Williams’ Eurydice is an immersive two-channel video installation which includes footage of performances by the same name. These performances take the Greek myth of Eurydice as their starting point: Eurydice, daughter of the god Apollo, is sent to the underworld but offered rescue by her lover, Orpheus, under the condition that he not look at her until they have left. Despite his great journey to save Eurydice, Orpheus is unable to resist looking back at her, and she is immediately condemned back to eternity in Hell, lost in the act of being seen.
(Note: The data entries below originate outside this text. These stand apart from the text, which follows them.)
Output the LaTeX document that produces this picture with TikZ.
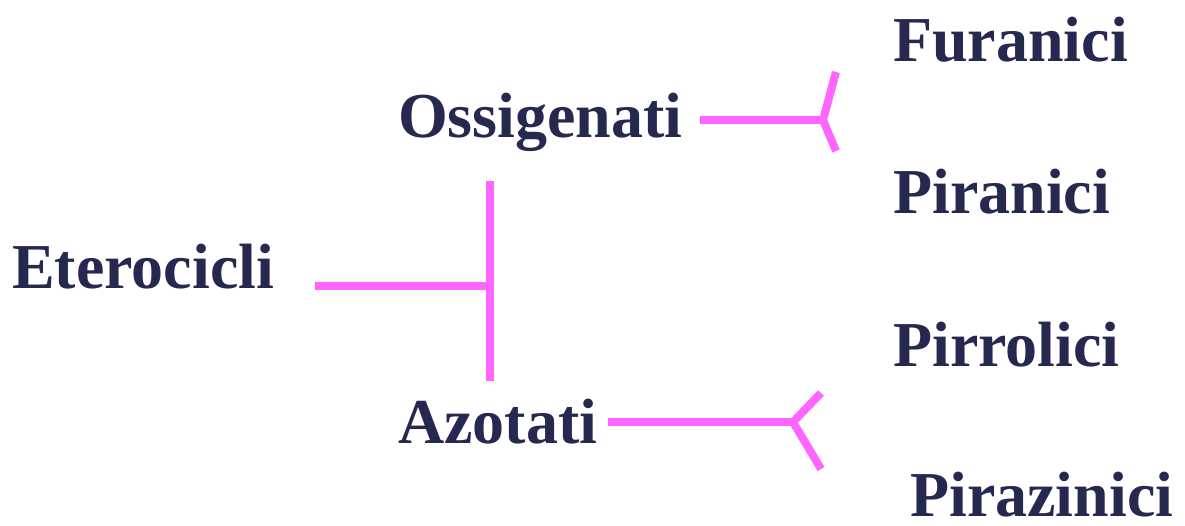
\documentclass[tikz,border=0pt]{standalone}
\usepackage{fontspec}
\setmainfont{Liberation Serif}
\definecolor{navy}{HTML}{25284F}
\definecolor{pinkline}{HTML}{FF66FF}
\begin{document}
\begin{tikzpicture}[x=1pt,y=-1pt,
  lbl/.style={anchor=base west,inner sep=0pt,text depth=0pt,text=navy,font=\fontsize{64}{70}\selectfont\bfseries},
  conn/.style={draw=pinkline,line width=8pt}]
\useasboundingbox (0,0) rectangle (1185,526);
\node[lbl] (et) at (12,289) {Eterocicli};
\node[lbl] (os) at (398,138) {Ossigenati};
\node[lbl] (az) at (398,443) {Azotati};
\node[lbl] (fu) at (893,62) {Furanici};
\node[lbl] (pi) at (893,214) {Piranici};
\node[lbl] (pr) at (893,366) {Pirrolici};
\node[lbl] (pz) at (910,516) {Pirazinici};
% main bracket
\coordinate (m0) at (315,286);
\coordinate (mj) at (490,286);
\coordinate (mt) at (490,181);
\coordinate (mb) at (490,381);
\draw[conn] (m0) -- (mj);
\draw[conn] (mt) -- (mb);
% top fork
\coordinate (o0) at (700,120);
\coordinate (oj) at (823,120);
\coordinate (ot) at (836,72);
\coordinate (ob) at (836,151);
\draw[conn] (o0) -- (oj);
\draw[conn] (ot) -- (oj) -- (ob);
% bottom fork
\coordinate (a0) at (608,422);
\coordinate (aj) at (793,422);
\coordinate (at1) at (821,393);
\coordinate (ab) at (821,469);
\draw[conn] (a0) -- (aj);
\draw[conn] (at1) -- (aj) -- (ab);
\end{tikzpicture}
\end{document}
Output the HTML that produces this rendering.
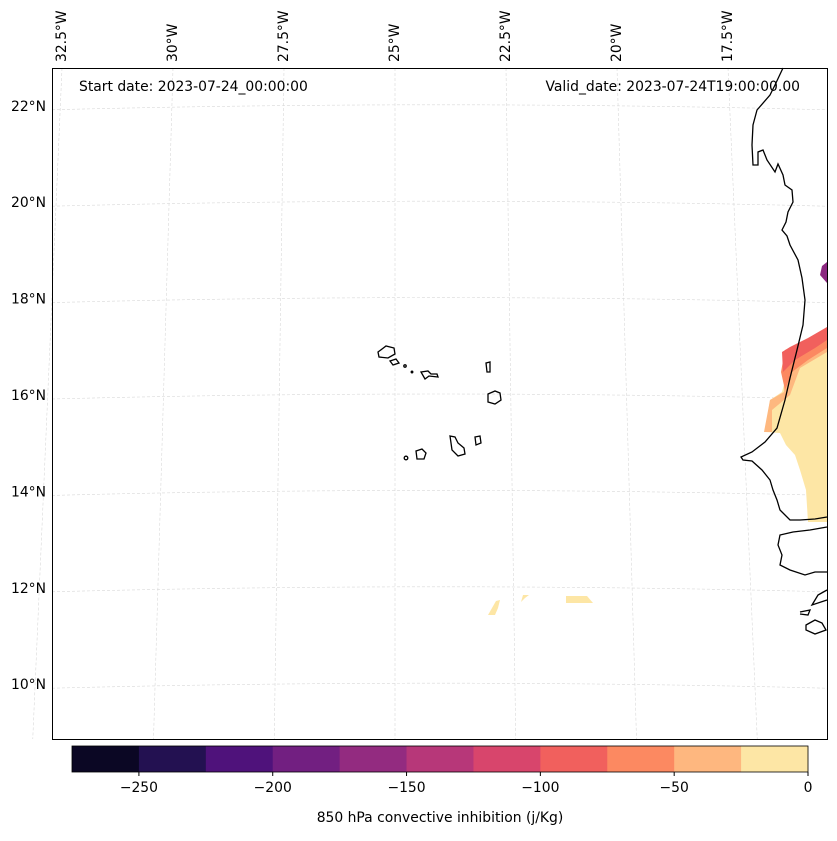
<!DOCTYPE html>
<html><head><meta charset="utf-8"><style>
body{margin:0;background:#fff;font-family:"Liberation Sans","DejaVu Sans",sans-serif}
svg text{font-family:"DejaVu Sans","Liberation Sans",sans-serif;font-size:13.9px;fill:#000}
</style></head><body>
<svg id="chart" width="837" height="836" viewBox="0 0 837 836" xmlns="http://www.w3.org/2000/svg">
<g id="grid"></g>
<g>
<polygon fill="#fde6a5" points="827,340 790,362 782,392 770,400 765,432 780,433 786,445 795,455 800,470 806,490 808,522 827,522"/>
<polygon fill="#feb87f" points="827,335 800,350 785,368 784,392 770,400 764,432 772,432 772,410 790,395 800,368 827,352"/>
<polygon fill="#fc8961" points="827,330 805,342 785,350 781,372 785,390 792,372 808,360 827,348"/>
<polygon fill="#f1605d" points="827,327 808,338 790,347 782,352 783,372 795,360 815,348 827,340"/>
<polygon fill="#8c2981" points="822,266 827,262 827,283 820,275"/>
<polygon fill="#fde6a5" points="488,615 496,601 500,600 498,608 495,615"/>
<polygon fill="#fde6a5" points="521,602 523,595 529,595 525,598"/>
<polygon fill="#fde6a5" points="566,596 587,596 593,603 566,603"/>
</g>
<g fill="none" stroke="#000" stroke-width="1.3">
<path d="M783,68 L775,85 770,95 757,110 753,125 752,145 753,165 758,165 758,152 763,150 767,160 775,172 778,164 783,175 785,185 792,190 793,202 788,212 786,222 782,230 787,236 790,245 798,260 802,278 805,300 803,325 797,350 790,378 785,400 777,428 765,442 752,452 741,457 743,460 752,461 762,470 770,480 773,490 777,500 780,510 790,520 800,520 815,519 827,517"/>
<path d="M827,527 L810,530 793,532 780,535 778,545 782,555 780,565 790,570 805,575 815,572 827,572 M827,590 L818,595 812,605 827,600 M800,612 L810,610 808,615 800,614 M806,625 L815,620 822,623 826,630 815,634 806,630 Z"/>
<path d="M378,352 L386,346 394,348 395,354 388,358 379,357 Z"/>
<path d="M390,361 L396,359 399,363 393,365 Z"/>
<path d="M421,372 L428,371 431,374 437,374 438,377 429,376 425,379 Z"/>
<path d="M486,363 L490,362 490,372 487,372 Z"/>
<path d="M488,394 L495,391 500,393 501,400 495,404 488,402 Z"/>
<path d="M450,436 L455,437 458,443 464,448 465,454 458,456 452,450 Z"/>
<path d="M475,437 L480,436 481,443 476,445 Z"/>
<path d="M416,451 L422,449 426,453 424,459 417,459 Z"/>
<circle cx="406" cy="458" r="1.8"/>
<circle cx="405" cy="366" r="1.2"/>
<circle cx="412" cy="372" r="0.8"/>
</g>
<rect x="52.5" y="68.5" width="775" height="671" fill="none" stroke="#000" stroke-width="1"/>
<text x="79" y="91">Start date: 2023-07-24_00:00:00</text>
<text x="800" y="91" text-anchor="end">Valid_date: 2023-07-24T19:00:00.00</text>
<g id="lonlabels"></g>
<g id="latlabels"></g>
<g id="cbar"></g>
<text x="440" y="822" text-anchor="middle">850 hPa convective inhibition (j/Kg)</text>
</svg>
<script>
const lats=[22,20,18,16,14,12,10];
const lons=[32.5,30,27.5,25,22.5,20,17.5];
const levels=[-275,-250,-225,-200,-175,-150,-125,-100,-75,-50,-25,0];
const colors=["#0b0724","#231151","#4f127b","#721f81","#932b80","#b73779","#d8456c","#f1605d","#fc8961","#feb77f","#fde6a5"];
const cbTicks=[-250,-200,-150,-100,-50,0];
const NS="http://www.w3.org/2000/svg";
function mk(t,a,p){const e=document.createElementNS(NS,t);for(const k in a)e.setAttribute(k,a[k]);p.appendChild(e);return e;}
const lonTopX=v=>395+(25-v)*44.4;
const lonBotX=v=>395+(25-v)*48.3;
const latYf=v=>395-(v-16)*48.2;
const grid=document.getElementById('grid');
lats.forEach(v=>{const y=latYf(v);
 const l=mk('path',{d:`M52,${y+4} Q440,${y-6} 827,${y+4}`,fill:'none',stroke:'#d8d8d8','stroke-width':0.6,'stroke-dasharray':'3,2'},grid);
 
 });
lons.forEach(v=>{
 const l=mk('line',{x1:lonTopX(v),y1:68,x2:lonBotX(v),y2:739,stroke:'#d8d8d8','stroke-width':0.6,'stroke-dasharray':'3,2'},grid);
 
 });
const lg=document.getElementById('lonlabels');
lons.forEach(v=>{const x=lonTopX(v)+4;
 const t=mk('text',{x:x,y:62,transform:`rotate(-90 ${x} 62)`},lg);t.textContent=v+'°W';
 
 });
const tg=document.getElementById('latlabels');
lats.forEach(v=>{const t=mk('text',{x:46,y:latYf(v)+5,'text-anchor':'end'},tg);t.textContent=v+'°N';
 
 });
const cb=document.getElementById('cbar');
const cx=v=>72+(v-(-275))/275*736;
for(let i=0;i<colors.length;i++){
 const r=mk('rect',{x:cx(levels[i]),y:746,width:cx(levels[i+1])-cx(levels[i])+0.5,height:26,fill:colors[i]},cb);
 
 }
mk('rect',{x:72,y:746,width:736,height:26,fill:'none',stroke:'#000','stroke-width':0.8},cb);
cbTicks.forEach(v=>{mk('line',{x1:cx(v),y1:772,x2:cx(v),y2:776,stroke:'#000'},cb);
 const t=mk('text',{x:cx(v),y:792,'text-anchor':'middle'},cb);t.textContent=v<0?'\u2212'+(-v):v;
 
 });
</script>
</body></html>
Williams’ project revisits the myth’s dynamics of spectatorship and agency to explore the status of the Black figure as a symbol, co-opted in an immediate cycle of fetishization and erasure. Drawing from psychoanalyst Bracha Ettinger’s structure of the “matrixial gaze,” the system of discontinuous influences from which we develop senses of identity, Williams surrounds the viewer with layered and contrasting images, challenging intuitive processes of reconciliation by embracing or rejecting a logic of coherence. Within these schema of representation and rupture, the viewer is left to their own devices, asked at once to draw from and discard the frameworks by which we make meaning of what we see. The footage included in Eurydice is taken from performances at Gesu Cathedral, Montreal, Canada; Blum and Poe, Los Angeles; Navel, Los Angeles; FRAGILE, Berlin, Germany; and the Counterpublic Triennial in St. Louis, MO.
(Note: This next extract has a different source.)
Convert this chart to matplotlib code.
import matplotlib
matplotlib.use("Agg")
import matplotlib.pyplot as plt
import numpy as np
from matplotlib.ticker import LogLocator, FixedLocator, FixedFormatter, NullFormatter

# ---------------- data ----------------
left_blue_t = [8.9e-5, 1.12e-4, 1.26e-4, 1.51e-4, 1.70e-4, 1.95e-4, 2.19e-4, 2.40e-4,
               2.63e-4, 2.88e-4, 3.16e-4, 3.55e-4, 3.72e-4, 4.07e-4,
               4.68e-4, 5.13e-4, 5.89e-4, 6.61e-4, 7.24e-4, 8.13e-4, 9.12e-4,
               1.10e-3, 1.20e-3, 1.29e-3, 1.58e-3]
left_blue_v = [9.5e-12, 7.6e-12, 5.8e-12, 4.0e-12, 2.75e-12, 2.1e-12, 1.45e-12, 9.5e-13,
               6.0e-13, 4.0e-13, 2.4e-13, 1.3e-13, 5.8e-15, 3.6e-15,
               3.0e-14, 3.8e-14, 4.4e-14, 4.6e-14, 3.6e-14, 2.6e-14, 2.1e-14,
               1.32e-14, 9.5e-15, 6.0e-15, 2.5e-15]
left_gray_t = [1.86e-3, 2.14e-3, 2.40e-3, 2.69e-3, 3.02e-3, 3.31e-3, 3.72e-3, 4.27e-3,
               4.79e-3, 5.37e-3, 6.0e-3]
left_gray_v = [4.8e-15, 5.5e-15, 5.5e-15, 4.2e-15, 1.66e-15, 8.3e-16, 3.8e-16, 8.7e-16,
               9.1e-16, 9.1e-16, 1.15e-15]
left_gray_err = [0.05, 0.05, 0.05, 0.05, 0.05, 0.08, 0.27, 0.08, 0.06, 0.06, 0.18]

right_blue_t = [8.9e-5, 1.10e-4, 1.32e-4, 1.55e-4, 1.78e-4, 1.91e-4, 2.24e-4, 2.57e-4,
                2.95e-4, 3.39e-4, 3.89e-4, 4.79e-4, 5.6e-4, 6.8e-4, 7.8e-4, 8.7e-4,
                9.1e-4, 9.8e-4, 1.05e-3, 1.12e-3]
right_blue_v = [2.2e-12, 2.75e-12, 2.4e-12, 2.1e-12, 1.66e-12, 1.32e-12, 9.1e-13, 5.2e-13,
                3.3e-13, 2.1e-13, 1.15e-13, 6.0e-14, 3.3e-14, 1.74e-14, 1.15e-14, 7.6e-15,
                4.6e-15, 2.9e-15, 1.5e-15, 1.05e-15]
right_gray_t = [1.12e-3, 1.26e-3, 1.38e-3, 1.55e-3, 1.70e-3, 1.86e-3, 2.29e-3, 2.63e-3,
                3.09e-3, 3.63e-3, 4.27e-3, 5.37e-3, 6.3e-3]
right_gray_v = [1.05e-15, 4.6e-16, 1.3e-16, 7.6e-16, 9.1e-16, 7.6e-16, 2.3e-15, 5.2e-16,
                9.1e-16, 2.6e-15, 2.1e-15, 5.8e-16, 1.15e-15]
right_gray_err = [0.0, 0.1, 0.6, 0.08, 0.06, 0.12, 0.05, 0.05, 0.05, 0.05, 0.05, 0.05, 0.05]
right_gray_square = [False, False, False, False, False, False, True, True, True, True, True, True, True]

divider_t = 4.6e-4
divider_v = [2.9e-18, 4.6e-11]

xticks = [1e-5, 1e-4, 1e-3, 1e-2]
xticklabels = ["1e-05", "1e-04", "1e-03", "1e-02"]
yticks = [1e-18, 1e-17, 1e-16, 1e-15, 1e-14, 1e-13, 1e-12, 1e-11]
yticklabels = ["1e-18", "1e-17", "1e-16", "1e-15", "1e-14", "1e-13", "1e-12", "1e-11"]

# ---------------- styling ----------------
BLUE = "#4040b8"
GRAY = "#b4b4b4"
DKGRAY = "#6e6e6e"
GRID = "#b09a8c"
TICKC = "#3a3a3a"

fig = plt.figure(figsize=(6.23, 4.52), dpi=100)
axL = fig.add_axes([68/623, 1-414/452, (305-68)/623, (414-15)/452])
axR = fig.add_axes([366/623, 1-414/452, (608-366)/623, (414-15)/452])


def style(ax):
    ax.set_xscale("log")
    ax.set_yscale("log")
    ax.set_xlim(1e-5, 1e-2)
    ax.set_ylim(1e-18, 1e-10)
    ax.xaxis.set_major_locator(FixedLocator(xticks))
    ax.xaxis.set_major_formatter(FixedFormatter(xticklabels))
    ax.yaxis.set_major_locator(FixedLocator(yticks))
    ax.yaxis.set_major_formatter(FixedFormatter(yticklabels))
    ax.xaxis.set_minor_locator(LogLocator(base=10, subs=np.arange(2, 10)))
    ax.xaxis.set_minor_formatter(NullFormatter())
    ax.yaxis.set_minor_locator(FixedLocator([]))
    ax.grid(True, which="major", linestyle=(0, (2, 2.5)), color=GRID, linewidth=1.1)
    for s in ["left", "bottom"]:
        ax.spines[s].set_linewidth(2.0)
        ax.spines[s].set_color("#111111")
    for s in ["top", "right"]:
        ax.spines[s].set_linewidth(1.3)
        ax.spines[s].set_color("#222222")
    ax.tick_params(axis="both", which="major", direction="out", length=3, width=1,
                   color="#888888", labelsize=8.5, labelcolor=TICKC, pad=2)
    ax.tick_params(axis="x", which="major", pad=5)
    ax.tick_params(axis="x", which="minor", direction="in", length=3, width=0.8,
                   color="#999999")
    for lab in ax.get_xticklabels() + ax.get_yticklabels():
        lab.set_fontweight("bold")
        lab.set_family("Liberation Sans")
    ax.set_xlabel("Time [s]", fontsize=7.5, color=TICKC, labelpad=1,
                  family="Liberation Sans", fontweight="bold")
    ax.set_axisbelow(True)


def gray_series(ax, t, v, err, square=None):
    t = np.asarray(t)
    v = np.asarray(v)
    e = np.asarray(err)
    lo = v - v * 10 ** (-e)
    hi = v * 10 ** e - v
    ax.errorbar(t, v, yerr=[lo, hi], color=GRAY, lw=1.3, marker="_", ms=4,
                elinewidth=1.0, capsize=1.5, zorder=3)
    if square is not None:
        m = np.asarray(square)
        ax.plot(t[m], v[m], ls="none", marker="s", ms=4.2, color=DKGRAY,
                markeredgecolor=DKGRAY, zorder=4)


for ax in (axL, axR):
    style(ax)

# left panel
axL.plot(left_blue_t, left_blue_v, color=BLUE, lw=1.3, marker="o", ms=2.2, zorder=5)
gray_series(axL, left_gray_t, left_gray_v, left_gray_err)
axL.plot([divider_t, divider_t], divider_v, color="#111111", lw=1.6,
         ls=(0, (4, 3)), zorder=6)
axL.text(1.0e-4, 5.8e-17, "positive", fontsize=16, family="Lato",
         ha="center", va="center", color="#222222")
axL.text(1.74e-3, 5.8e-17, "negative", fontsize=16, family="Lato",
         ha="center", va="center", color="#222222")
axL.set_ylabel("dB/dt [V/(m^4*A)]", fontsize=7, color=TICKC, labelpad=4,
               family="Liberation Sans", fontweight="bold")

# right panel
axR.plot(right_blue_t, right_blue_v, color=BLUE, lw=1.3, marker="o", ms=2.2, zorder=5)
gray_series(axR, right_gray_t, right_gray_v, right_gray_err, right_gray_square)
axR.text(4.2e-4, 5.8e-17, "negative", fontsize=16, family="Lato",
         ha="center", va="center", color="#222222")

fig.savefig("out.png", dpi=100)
Through photographic, theatrical, and filmic juxtapositions, Williams' practice exposes the oppressive logics and conceptual ruptures latent within perceptual experience. Employing quotation to achieve both resonance and dissonance, her work lays bare the violent mechanisms through which the Black body becomes a racial apparatus. Responding to disparate discourses including psychoanalysis, critical race theory, semiotics, and social psychology, Williams’ work at once incorporates and disassembles divergent schools of thought in a broader project of unfounding the intuitive associations from which we construct our notions of history, society, and identity.
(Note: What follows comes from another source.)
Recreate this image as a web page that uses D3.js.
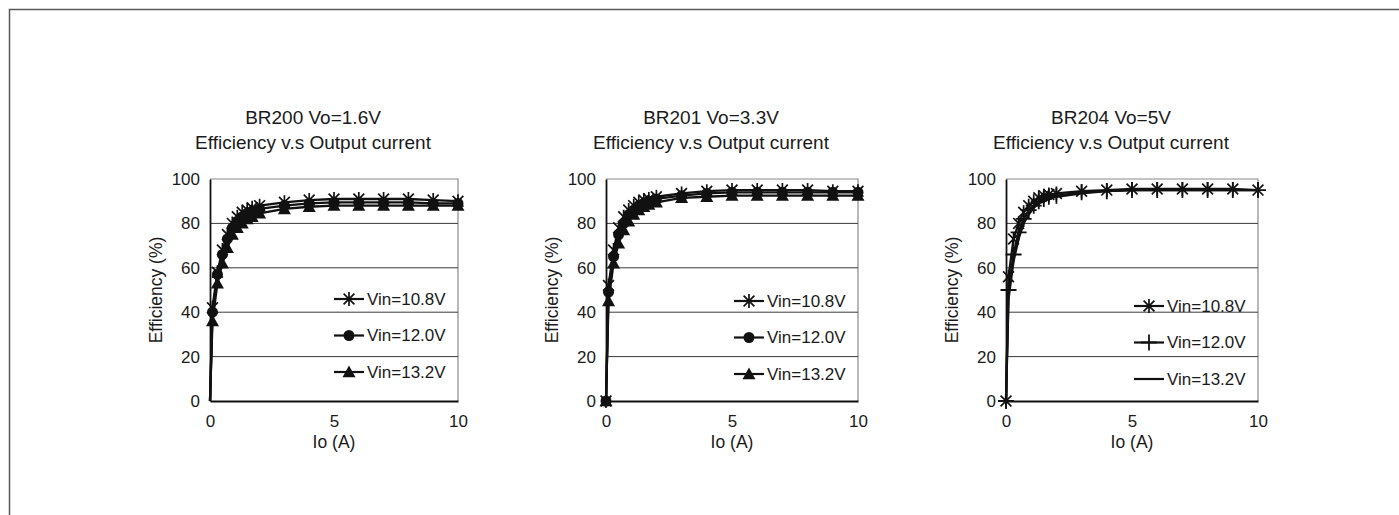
<!DOCTYPE html>
<html><head><meta charset="utf-8">
<script src="https://cdn.jsdelivr.net/npm/d3@7"></script>
<style>
body{margin:0;background:#fff}
text{font-family:"Liberation Sans",Arial,Helvetica,sans-serif;fill:#1a1a1a}
</style>
</head><body>
<svg id="c" width="1399" height="515"></svg>
<script>
// ---- data ----
const ioA = [0,0.1,0.3,0.5,0.7,0.9,1.1,1.3,1.5,1.7,2,3,4,5,6,7,8,9,10];

const br200_vin108 = [0,42,58,68,75,80,83,85,86,87,88,89.5,90.5,91,91,91,91,90.5,90];
const br200_vin120 = [0,40,57,66,73,78,81,83,84.5,85.5,86.5,88,89,89.5,89.5,89.5,89.5,89,89];
const br200_vin132 = [0,36,53,62,69,75,78,80,82,83,84.5,86.5,87.5,88,88,88,88,88,88];

const br201_vin108 = [0,52,68,78,83,86,88,89.5,90.5,91,92,93.5,94.5,95,95,95,95,94.5,94.5];
const br201_vin120 = [0,49,65,75,80,84,86,88,89,90,91,92.5,93.5,94,94,94,94,94,94];
const br201_vin132 = [0,45,62,71,77,81,84,86,87.5,88.5,89.5,91.5,92,92.5,92.5,92.5,92.5,92.5,92.5];

const br204_vin108 = [0,56,73,80,85,88,90,91.5,92.5,93,93.5,94.5,95,95.5,95.5,95.5,95.5,95.5,95];
const br204_vin120 = [0,50,66,76,82,86,88,90,91,92,92.5,94,94.5,95,95,95,95,95,95];
const br204_vin132 = [0,46,63,73,80,84,87,89,90,91,92,93.5,94.5,95,95,95,95,95,95];

const seriesNames = ["Vin=10.8V","Vin=12.0V","Vin=13.2V"];
const titleLine1 = ["BR200 Vo=1.6V","BR201 Vo=3.3V","BR204 Vo=5V"];
const titleLine2 = "Efficiency v.s Output current";
const xTicks = [0,5,10];
const yTicks = [0,20,40,60,80,100];
const xLabel = "Io (A)";
const yLabel = "Efficiency (%)";

const charts = [
  {title:titleLine1[0], series:[br200_vin108,br200_vin120,br200_vin132], markers:["star","circle","triangle"], markOrigin:false},
  {title:titleLine1[1], series:[br201_vin108,br201_vin120,br201_vin132], markers:["star","circle","triangle"], markOrigin:true},
  {title:titleLine1[2], series:[br204_vin108,br204_vin120,br204_vin132], markers:["star","plus","none"], markOrigin:true}
];

// ---- layout ----
const plotLefts = [210,606,1006];
const plotWidths = [248,252,252];
const plotTop = 179, plotBottom = 401;
const legendTops = [299,301,306];
const legendGap = 36.5;

const svg = d3.select("#c");
// outer frame (left and top visible)
svg.append("path").attr("d","M9.5,515 L9.5,9.5 L1399,9.5")
  .attr("fill","none").attr("stroke","#5a5a5a").attr("stroke-width",1.5);

function drawMarker(g, type, x, y){
  const ink = "#111";
  if(type==="star"){
    const s=7, d=5.4;
    g.append("path").attr("d",`M${x},${y-s}L${x},${y+s}M${x-d},${y-d}L${x+d},${y+d}M${x-d},${y+d}L${x+d},${y-d}`)
      .attr("stroke",ink).attr("stroke-width",1.7).attr("fill","none");
  } else if(type==="circle"){
    g.append("circle").attr("cx",x).attr("cy",y).attr("r",5.5).attr("fill",ink);
  } else if(type==="triangle"){
    const h=6.5;
    g.append("path").attr("d",`M${x},${y-h}L${x+h},${y+h*0.8}L${x-h},${y+h*0.8}Z`).attr("fill",ink);
  } else if(type==="plus"){
    const s=8;
    g.append("path").attr("d",`M${x},${y-s}L${x},${y+s}M${x-s},${y}L${x+s},${y}`)
      .attr("stroke",ink).attr("stroke-width",1.8).attr("fill","none");
  }
}

const FF = "Liberation Sans, Arial, sans-serif";

charts.forEach((c,i)=>{
  const L = plotLefts[i], W = plotWidths[i];
  const x = d3.scaleLinear().domain([0,10]).range([L,L+W]);
  const y = d3.scaleLinear().domain([0,100]).range([plotBottom,plotTop]);
  const g = svg.append("g");

  // plot border top/right
  g.append("path").attr("d",`M${L},${plotTop}L${L+W},${plotTop}L${L+W},${plotBottom}`)
    .attr("fill","none").attr("stroke","#8a8a8a").attr("stroke-width",1.2);
  // gridlines
  g.selectAll("line.grid").data(yTicks.filter(t=>t>0&&t<100)).enter().append("line")
    .attr("x1",L).attr("x2",L+W).attr("y1",d=>y(d)).attr("y2",d=>y(d))
    .attr("stroke","#3a3a3a").attr("stroke-width",1);

  // axes
  const yAxis = d3.axisLeft(y).tickValues(yTicks).tickSize(0).tickPadding(10);
  const ya = g.append("g").attr("transform",`translate(${L},0)`).call(yAxis);
  ya.select(".domain").attr("stroke","#111").attr("stroke-width",1.8);
  ya.selectAll("text").attr("font-size",17).style("font-family",FF).attr("fill","#1a1a1a");

  const xAxis = d3.axisBottom(x).tickValues(xTicks).tickSize(0).tickPadding(14);
  const xa = g.append("g").attr("transform",`translate(0,${plotBottom})`).call(xAxis);
  xa.select(".domain").attr("stroke","#111").attr("stroke-width",1.8);
  xa.selectAll("text").attr("font-size",17).style("font-family",FF).attr("fill","#1a1a1a");

  // titles
  const tc = L + W/2 - 21;
  g.append("text").attr("x",tc).attr("y",124).attr("text-anchor","middle").attr("font-size",19).text(c.title);
  g.append("text").attr("x",tc).attr("y",149).attr("text-anchor","middle").attr("font-size",19).text(titleLine2);

  // axis labels
  g.append("text").attr("x",L+W/2).attr("y",448).attr("text-anchor","middle").attr("font-size",17.5).text(xLabel);
  g.append("text").attr("transform",`translate(${L-54},${(plotTop+plotBottom)/2}) rotate(-90)`)
    .attr("text-anchor","middle").attr("dominant-baseline","central").attr("font-size",17.5).text(yLabel);

  // series
  const line = d3.line().x(d=>x(d[0])).y(d=>y(d[1]));
  c.series.forEach((vals,k)=>{
    const pts = ioA.map((a,j)=>[a,vals[j]]);
    g.append("path").datum(pts).attr("d",line).attr("fill","none")
      .attr("stroke","#111").attr("stroke-width",2.3).attr("stroke-linejoin","round");
    pts.forEach((p,j)=>{
      if(j===0 && !c.markOrigin) return;
      drawMarker(g, c.markers[k], x(p[0]), y(p[1]));
    });
  });

  // legend
  const lx = L + W - 91;
  seriesNames.forEach((n,k)=>{
    const ly = legendTops[i] + k*legendGap;
    g.append("line").attr("x1",lx-33).attr("x2",lx-3).attr("y1",ly).attr("y2",ly)
      .attr("stroke","#111").attr("stroke-width",2.2);
    drawMarker(g, c.markers[k], lx-18, ly);
    g.append("text").attr("x",lx).attr("y",ly).attr("dominant-baseline","central")
      .attr("font-size",17).text(n);
  });
});
</script>
</body></html>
Kandis Williams (b. 1985, Baltimore, Maryland) has recently exhibited at the KW Institute for Contemporary Art, Berlin; Simon Lee, New York, NY; the Underground Museum, Los Angeles, CA; the Frye Art Museum, Seattle, WA, and Ficken 3000, Berlin, Germany, among others, as well as recent exhibitions devoted to her publishing company Cassandra Press at Luma Westbau, Zurich, and LAXART, Los Angeles. In Fall 2020, the Institute for Contemporary Art at Virginia Commonwealth University opened Kandis Williams: A Field, a multi-stage solo exhibition curated by Amber Esseiva, which will run through Fall 2021 as part of the museum’s Provocations commission series. Williams is featured in the 2020/2021 edition of the Made in LA Biennial at the Hammer Museum and Huntington Libraries, Los Angeles, CA. Her work is included in the permanent collection of the Hammer Museum, Los Angeles, CA and the Julia Stoschek Collection, Berlin, Germany. In addition to her visual arts practice, Williams' performances have been mounted in institutions across the world. She is the recipient of the 2021 Grants to Artists award, presented by the Foundation for Contemporary Arts, New York. Also in Los Angeles, her work is currently on view in I Like LA and LA Likes Me: Joseph Beuys at 100 at Track 16 Gallery. In Fall 2021, Williams will present the inaugural presentation at the new David Zwirner exhibition space 52 Walker programmed and led by Director Ebony L. Haynes.